IPSec to Azure Causing StrongSwan Crashes



  • Site to Site IPSec tunnel to Azure.  Connection works fine, right until it doesn't.

    This is the crash report:
    Crash report begins.  Anonymous machine information:

    amd64
    10.0-STABLE
    FreeBSD 10.0-STABLE #46 e852cd6(HEAD)-dirty: Wed Jul  2 16:10:52 CDT 2014    root@pf22-amd64-snap:/usr/obj.amd64/usr/pfSensesrc/src/sys/pfSense_SMP.10

    Crash report details:

    PHP Errors:
    [03-Jul-2014 20:13:28 Canada/Eastern] PHP Fatal error:  Maximum execution time of 900 seconds exceeded in /etc/inc/ipsec.inc on line 490



  • That code is looping around reading through some status data:

    while (!strstr($sread, "")) {
      $sread = fgets($fd);
      $response .= $sread;
    }
    

    I am guessing it is getting into an endless loop, never getting out of the "while".
    Then it is getting terminated by the PHP interpreter when it uses up the 900 second time limit.
    You could try putting a higher time limit in the code just above:

    set_time_limit(1800);
    

    and see if it still dies - that would indicate that it is really getting stuck in the loop forever.

    set_time_limit(0);
    

    will let the code run without time limit, but this does not look like a place that  should need this!
    Ermal introduced this function ipsec_smp_dump_status() in Feb 2014, so I guess he will see this and have a look at what is the problem with the while loop test.

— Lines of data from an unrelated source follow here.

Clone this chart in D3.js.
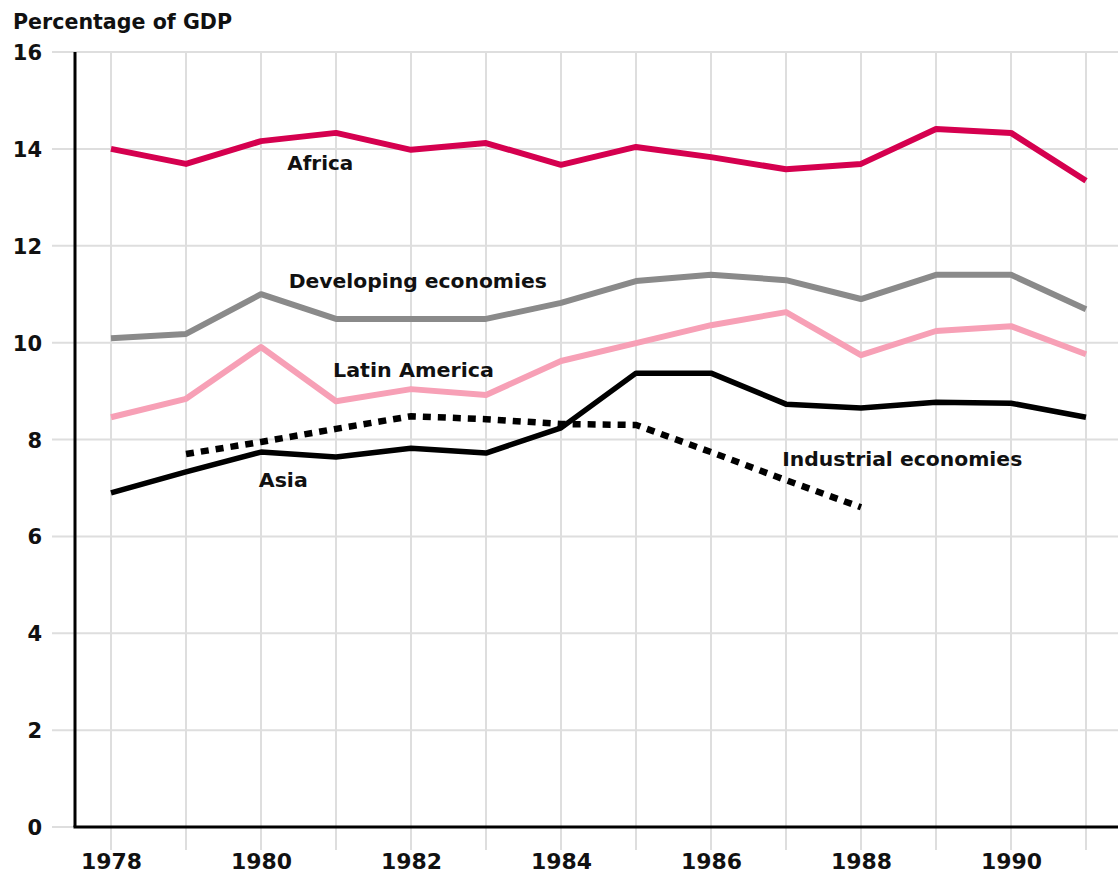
<!DOCTYPE html>
<html>
<head>
<meta charset="utf-8">
<script src="https://cdn.jsdelivr.net/npm/d3@7"></script>
<style>
  html, body { margin: 0; padding: 0; background: #fff; }
  svg { display: block; }
  text { font-family: "DejaVu Sans", "Liberation Sans", sans-serif; font-weight: bold; fill: #111; }
</style>
</head>
<body>
<svg id="chart" width="1118" height="883"></svg>
<script>
// ---- data ----
const years = [1978, 1979, 1980, 1981, 1982, 1983, 1984, 1985, 1986, 1987, 1988, 1989, 1990, 1991];
const africa     = [14.0, 13.69, 14.16, 14.33, 13.98, 14.12, 13.67, 14.04, 13.83, 13.58, 13.69, 14.41, 14.33, 13.34];
const developing = [10.09, 10.18, 11.0, 10.49, 10.49, 10.49, 10.82, 11.27, 11.4, 11.29, 10.9, 11.4, 11.4, 10.69];
const latinAm    = [8.46, 8.84, 9.91, 8.79, 9.04, 8.92, 9.62, 9.99, 10.36, 10.63, 9.74, 10.24, 10.34, 9.76];
const asia       = [6.9, 7.33, 7.74, 7.64, 7.82, 7.72, 8.24, 9.37, 9.37, 8.73, 8.65, 8.77, 8.75, 8.46];
const indYears   = [1979, 1980, 1981, 1982, 1983, 1984, 1985, 1986, 1987, 1988];
const industrial = [7.7, 7.95, 8.22, 8.48, 8.42, 8.32, 8.3, 7.74, 7.16, 6.6];
const yTicks = [0, 2, 4, 6, 8, 10, 12, 14, 16];
const xTickLabels = [1978, 1980, 1982, 1984, 1986, 1988, 1990];
const yTitle = "Percentage of GDP";

// series labels anchored in data space (year, value)
const labelNames  = ["Africa", "Developing economies", "Latin America", "Asia", "Industrial economies"];
const labelYears  = [1980.35, 1980.37, 1980.96, 1979.97, 1986.95];
const labelValues = [13.56, 11.13, 9.29, 7.02, 7.45];

// ---- drawing ----
const svg = d3.select("#chart");
const x = d3.scaleLinear().domain([1978, 1991]).range([111, 1086]);
const y = d3.scaleLinear().domain([0, 16]).range([827, 52]);
const axisX = 75;

// horizontal gridlines
svg.append("g").selectAll("line").data(yTicks).join("line")
  .attr("x1", 52).attr("x2", 1118)
  .attr("y1", d => y(d)).attr("y2", d => y(d))
  .attr("stroke", "#dedede").attr("stroke-width", 2);

// vertical gridlines
svg.append("g").selectAll("line").data(years).join("line")
  .attr("x1", d => x(d)).attr("x2", d => x(d))
  .attr("y1", y(16)).attr("y2", 850)
  .attr("stroke", "#dedede").attr("stroke-width", 2);

// y tick labels via axis
const yAxis = svg.append("g")
  .attr("transform", `translate(${axisX - 33},0)`)
  .call(d3.axisLeft(y).tickValues(yTicks).tickSize(0).tickPadding(0).tickFormat(d3.format("d")));
yAxis.select(".domain").remove();
yAxis.selectAll("text")
  .attr("font-size", 21).attr("font-family", "DejaVu Sans").attr("font-weight", "bold")
  .attr("fill", "#111").attr("dy", "0.36em");

// x tick labels via axis
const xAxis = svg.append("g")
  .attr("transform", `translate(0,${y(0)})`)
  .call(d3.axisBottom(x).tickValues(xTickLabels).tickSize(0).tickPadding(34).tickFormat(d3.format("d")));
xAxis.select(".domain").remove();
xAxis.selectAll("text")
  .attr("font-size", 21).attr("font-family", "DejaVu Sans").attr("font-weight", "bold")
  .attr("fill", "#111").attr("dy", "0.36em")
  .attr("textLength", 61).attr("lengthAdjust", "spacingAndGlyphs");

// axis lines
svg.append("line").attr("x1", axisX).attr("x2", axisX).attr("y1", y(16)).attr("y2", y(0))
  .attr("stroke", "#000").attr("stroke-width", 3);
svg.append("line").attr("x1", axisX - 1.5).attr("x2", 1118).attr("y1", y(0)).attr("y2", y(0))
  .attr("stroke", "#000").attr("stroke-width", 3);

// title
svg.append("text").attr("x", 13).attr("y", 29).attr("font-size", 21)
  .attr("textLength", 219).attr("lengthAdjust", "spacingAndGlyphs")
  .text(yTitle);

// lines
const line = d3.line().x(d => x(d[0])).y(d => y(d[1]));
const series = [
  { vals: africa, color: "#d5004f", width: 6 },
  { vals: developing, color: "#8a8a8a", width: 6 },
  { vals: latinAm, color: "#f7a0b6", width: 6 },
  { vals: asia, color: "#000", width: 5.5 }
];
series.forEach(s => {
  svg.append("path")
    .datum(years.map((yr, i) => [yr, s.vals[i]]))
    .attr("d", line)
    .attr("fill", "none").attr("stroke", s.color).attr("stroke-width", s.width)
    .attr("stroke-linejoin", "round");
});
svg.append("path")
  .datum(indYears.map((yr, i) => [yr, industrial[i]]))
  .attr("d", line)
  .attr("fill", "none").attr("stroke", "#000").attr("stroke-width", 6.5)
  .attr("stroke-dasharray", "8,7");

// series labels
const labelWidths = [66, 258, 161, 49, 240];
svg.append("g").selectAll("text").data(labelNames).join("text")
  .attr("x", (d, i) => x(labelYears[i]))
  .attr("y", (d, i) => y(labelValues[i]))
  .attr("font-size", 20)
  .attr("textLength", (d, i) => labelWidths[i]).attr("lengthAdjust", "spacingAndGlyphs")
  .text(d => d);
</script>
</body>
</html>
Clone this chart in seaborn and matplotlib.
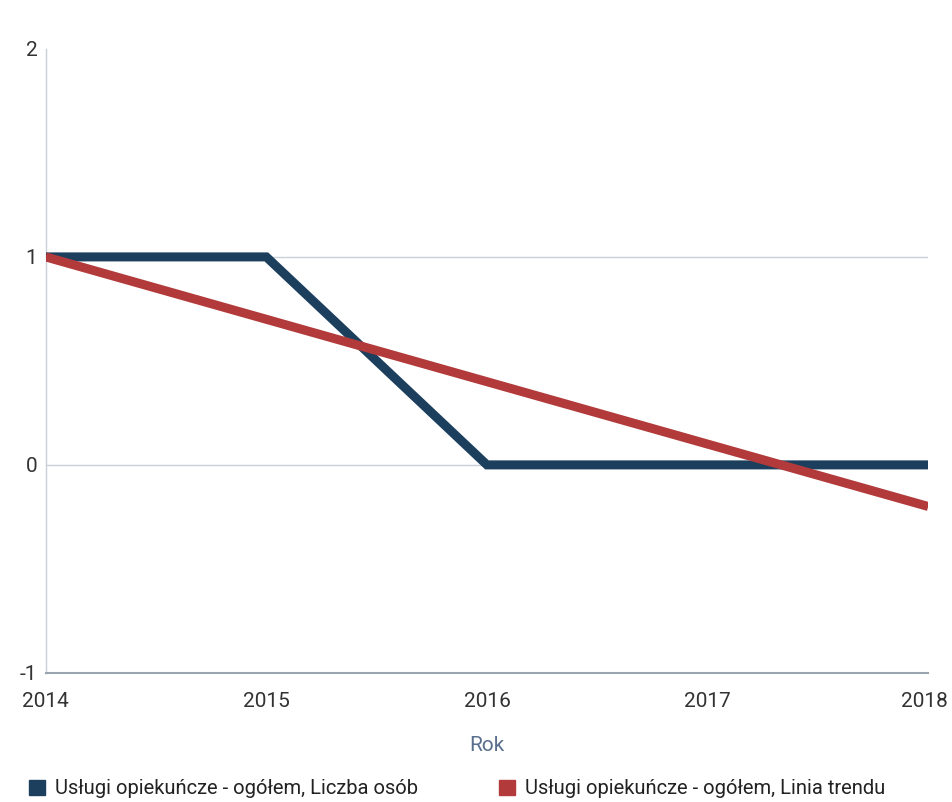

  • I am working on it though still is strange that you get this.

    Is strongswan running at all during this time?



  • I can email detailed logs if you like.  StrongSwan goes down hard and restarts



  • I'm not sure which fixed the issue since I've made a variety of changes recently.  But the problem is gone… here is the list of what changed.

    • I'm running the July 6 build.
    • I've fixed an overlapping IP range issue (the one side had 10.10.1.0/24, 10.10.3.0, 10.10.4.0 and Azure was 10.10.2.0 which I think confused both sides of the tunnel).  Azure is now 10.11.0.0 so its a nice simple, single phase 2 entry
    • Switched from AES256 to 3DES.... the AES256 implementation and Azure's implementation don't seem to like each other.


  • I spoke to soon, though much different error now.  When StrongSwan coughs up a lung, it now says:

    Jul 7 21:03:51 charon: 15[LIB] dumping 2 stack frame addresses:
    Jul 7 21:03:51 charon: 15[LIB] /lib/libthr.so.3 @ 0x801337000 (_swapcontext+0x15b) [0x80134545b]
    Jul 7 21:03:51 charon: 15[LIB] ->
    Jul 7 21:03:51 charon: 15[LIB] /lib/libthr.so.3 @ 0x801337000 (sigaction+0x343) [0x801345043]
    Jul 7 21:03:51 charon: 15[LIB] ->
    Jul 7 21:03:51 charon: 15[DMN] killing ourself, received critical signal



  • Can you put that in debug mode and send me the trace!

    Seems like something wrong is happening with some library there!



  • Please let me know which options to select and where to send the trace.  I'd really love to get IPSec tunnels stable.